* [What to work on] Everything in the listing below from the line containing "Clone this chart in Chart.js." through the line containing "var leyenda = ['Demanda" should be repeated exactly; leave out every other line.

* [Given entries]
------------------------------------------------

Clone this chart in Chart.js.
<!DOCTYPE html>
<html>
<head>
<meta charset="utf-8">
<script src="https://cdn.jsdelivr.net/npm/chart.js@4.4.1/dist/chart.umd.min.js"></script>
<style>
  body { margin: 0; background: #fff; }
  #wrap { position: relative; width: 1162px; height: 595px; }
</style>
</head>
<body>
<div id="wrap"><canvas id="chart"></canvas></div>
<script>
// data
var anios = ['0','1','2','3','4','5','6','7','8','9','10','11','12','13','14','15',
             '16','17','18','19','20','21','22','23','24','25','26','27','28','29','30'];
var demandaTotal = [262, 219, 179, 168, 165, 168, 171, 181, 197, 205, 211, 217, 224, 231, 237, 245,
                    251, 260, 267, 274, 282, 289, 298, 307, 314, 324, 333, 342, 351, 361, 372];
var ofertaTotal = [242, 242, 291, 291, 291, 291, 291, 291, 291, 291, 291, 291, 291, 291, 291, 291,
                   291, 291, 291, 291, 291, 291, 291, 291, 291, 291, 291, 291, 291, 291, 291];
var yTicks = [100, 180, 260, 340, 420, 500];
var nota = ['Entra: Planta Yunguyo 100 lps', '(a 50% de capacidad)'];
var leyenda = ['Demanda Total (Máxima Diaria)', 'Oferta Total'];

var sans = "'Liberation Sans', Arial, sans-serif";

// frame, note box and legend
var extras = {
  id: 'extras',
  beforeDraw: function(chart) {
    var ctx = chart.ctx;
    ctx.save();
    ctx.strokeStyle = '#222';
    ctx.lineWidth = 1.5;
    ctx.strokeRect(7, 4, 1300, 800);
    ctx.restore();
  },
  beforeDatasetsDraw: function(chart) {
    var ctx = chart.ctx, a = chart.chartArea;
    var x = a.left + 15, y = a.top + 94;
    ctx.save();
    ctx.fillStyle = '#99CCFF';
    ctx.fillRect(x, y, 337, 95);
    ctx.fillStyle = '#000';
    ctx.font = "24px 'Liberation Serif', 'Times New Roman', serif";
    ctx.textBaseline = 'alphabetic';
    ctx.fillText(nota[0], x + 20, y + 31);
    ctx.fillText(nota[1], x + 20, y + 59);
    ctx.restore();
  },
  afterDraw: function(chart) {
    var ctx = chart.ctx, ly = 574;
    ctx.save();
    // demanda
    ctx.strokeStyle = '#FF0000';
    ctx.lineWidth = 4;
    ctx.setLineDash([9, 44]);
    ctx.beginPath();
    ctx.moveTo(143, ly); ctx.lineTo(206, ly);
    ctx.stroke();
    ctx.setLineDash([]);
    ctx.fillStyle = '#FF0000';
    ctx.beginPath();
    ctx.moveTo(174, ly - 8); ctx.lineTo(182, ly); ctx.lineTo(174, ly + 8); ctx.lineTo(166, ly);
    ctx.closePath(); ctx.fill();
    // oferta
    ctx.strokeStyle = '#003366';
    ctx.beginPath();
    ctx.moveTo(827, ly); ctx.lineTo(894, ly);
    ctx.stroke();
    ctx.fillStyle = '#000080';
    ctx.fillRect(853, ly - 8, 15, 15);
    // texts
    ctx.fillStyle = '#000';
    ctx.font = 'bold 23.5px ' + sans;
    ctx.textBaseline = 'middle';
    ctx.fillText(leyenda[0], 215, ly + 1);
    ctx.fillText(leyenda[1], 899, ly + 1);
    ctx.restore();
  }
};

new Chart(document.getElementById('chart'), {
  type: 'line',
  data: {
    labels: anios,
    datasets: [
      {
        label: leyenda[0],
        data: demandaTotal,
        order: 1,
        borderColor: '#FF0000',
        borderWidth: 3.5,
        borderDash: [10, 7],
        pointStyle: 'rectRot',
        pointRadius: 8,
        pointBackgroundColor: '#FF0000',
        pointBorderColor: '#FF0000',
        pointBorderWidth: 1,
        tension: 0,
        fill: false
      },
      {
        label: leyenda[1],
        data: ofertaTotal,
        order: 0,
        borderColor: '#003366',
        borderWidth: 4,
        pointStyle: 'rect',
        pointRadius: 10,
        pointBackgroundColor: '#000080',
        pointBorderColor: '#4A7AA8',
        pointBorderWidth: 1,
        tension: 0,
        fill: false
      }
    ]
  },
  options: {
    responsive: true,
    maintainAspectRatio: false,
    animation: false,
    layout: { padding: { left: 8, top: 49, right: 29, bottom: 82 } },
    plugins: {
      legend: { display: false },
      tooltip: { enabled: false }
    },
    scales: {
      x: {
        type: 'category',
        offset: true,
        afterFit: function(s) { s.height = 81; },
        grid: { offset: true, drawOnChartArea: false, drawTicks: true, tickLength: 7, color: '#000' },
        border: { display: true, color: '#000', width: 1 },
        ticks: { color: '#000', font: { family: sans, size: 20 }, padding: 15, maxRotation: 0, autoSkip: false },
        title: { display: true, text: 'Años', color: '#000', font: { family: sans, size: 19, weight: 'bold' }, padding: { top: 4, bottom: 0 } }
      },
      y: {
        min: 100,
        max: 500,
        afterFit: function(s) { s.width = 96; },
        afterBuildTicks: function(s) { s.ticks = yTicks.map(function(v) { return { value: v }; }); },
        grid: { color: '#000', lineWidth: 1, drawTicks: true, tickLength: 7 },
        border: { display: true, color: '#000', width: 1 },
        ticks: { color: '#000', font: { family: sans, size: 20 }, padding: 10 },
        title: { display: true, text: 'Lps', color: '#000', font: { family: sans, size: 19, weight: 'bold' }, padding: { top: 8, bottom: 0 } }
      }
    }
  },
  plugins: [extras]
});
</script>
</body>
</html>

------------------------------------------------

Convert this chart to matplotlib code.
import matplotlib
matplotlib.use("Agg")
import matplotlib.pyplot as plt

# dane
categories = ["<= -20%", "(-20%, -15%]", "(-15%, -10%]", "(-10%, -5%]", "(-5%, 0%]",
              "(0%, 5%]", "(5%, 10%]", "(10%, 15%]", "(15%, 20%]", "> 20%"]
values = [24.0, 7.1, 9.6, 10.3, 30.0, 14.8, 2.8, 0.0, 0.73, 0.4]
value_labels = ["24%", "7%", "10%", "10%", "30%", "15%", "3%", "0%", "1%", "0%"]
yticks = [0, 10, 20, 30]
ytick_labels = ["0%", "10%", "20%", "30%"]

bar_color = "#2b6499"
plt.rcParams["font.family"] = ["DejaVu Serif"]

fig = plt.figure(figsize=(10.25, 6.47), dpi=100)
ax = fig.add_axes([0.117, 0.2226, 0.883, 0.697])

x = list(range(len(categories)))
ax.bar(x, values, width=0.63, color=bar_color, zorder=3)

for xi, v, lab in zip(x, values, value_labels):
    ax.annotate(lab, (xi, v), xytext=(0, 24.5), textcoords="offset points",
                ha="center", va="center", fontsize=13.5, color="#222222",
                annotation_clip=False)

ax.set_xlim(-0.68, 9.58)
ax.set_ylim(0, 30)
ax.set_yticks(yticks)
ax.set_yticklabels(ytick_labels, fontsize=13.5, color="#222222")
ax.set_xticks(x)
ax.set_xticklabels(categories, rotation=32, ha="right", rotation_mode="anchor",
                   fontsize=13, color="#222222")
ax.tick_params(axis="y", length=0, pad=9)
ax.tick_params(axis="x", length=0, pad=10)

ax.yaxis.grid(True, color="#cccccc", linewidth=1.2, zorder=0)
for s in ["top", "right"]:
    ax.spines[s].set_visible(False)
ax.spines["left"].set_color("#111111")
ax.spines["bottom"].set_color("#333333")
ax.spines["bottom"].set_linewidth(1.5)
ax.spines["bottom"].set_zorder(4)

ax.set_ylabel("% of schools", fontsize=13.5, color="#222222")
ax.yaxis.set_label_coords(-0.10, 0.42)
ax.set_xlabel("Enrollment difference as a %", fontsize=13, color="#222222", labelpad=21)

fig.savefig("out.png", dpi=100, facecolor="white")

------------------------------------------------

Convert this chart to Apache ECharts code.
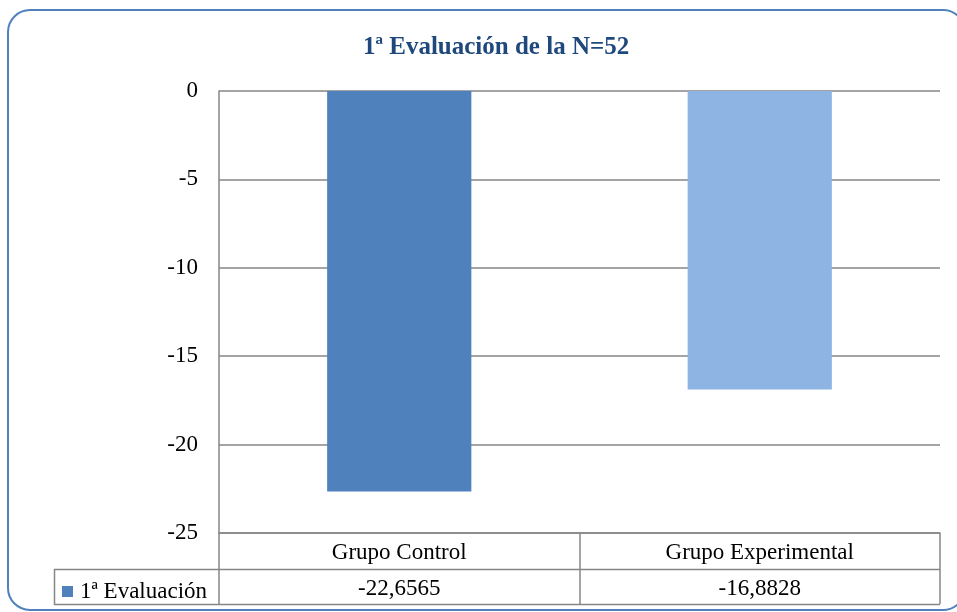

------------------------------------------------

* [Final result]
Clone this chart in Chart.js.
<!DOCTYPE html>
<html>
<head>
<meta charset="utf-8">
<script src="https://cdn.jsdelivr.net/npm/chart.js@4.4.1/dist/chart.umd.min.js"></script>
<style>
  body { margin: 0; background: #fff; }
  #wrap { position: relative; width: 1162px; height: 595px; }
</style>
</head>
<body>
<div id="wrap"><canvas id="chart"></canvas></div>
<script>
// data
var anios = ['0','1','2','3','4','5','6','7','8','9','10','11','12','13','14','15',
             '16','17','18','19','20','21','22','23','24','25','26','27','28','29','30'];
var demandaTotal = [262, 219, 179, 168, 165, 168, 171, 181, 197, 205, 211, 217, 224, 231, 237, 245,
                    251, 260, 267, 274, 282, 289, 298, 307, 314, 324, 333, 342, 351, 361, 372];
var ofertaTotal = [242, 242, 291, 291, 291, 291, 291, 291, 291, 291, 291, 291, 291, 291, 291, 291,
                   291, 291, 291, 291, 291, 291, 291, 291, 291, 291, 291, 291, 291, 291, 291];
var yTicks = [100, 180, 260, 340, 420, 500];
var nota = ['Entra: Planta Yunguyo 100 lps', '(a 50% de capacidad)'];
var leyenda = ['Demanda Total (Máxima Diaria)', 'Oferta Total'];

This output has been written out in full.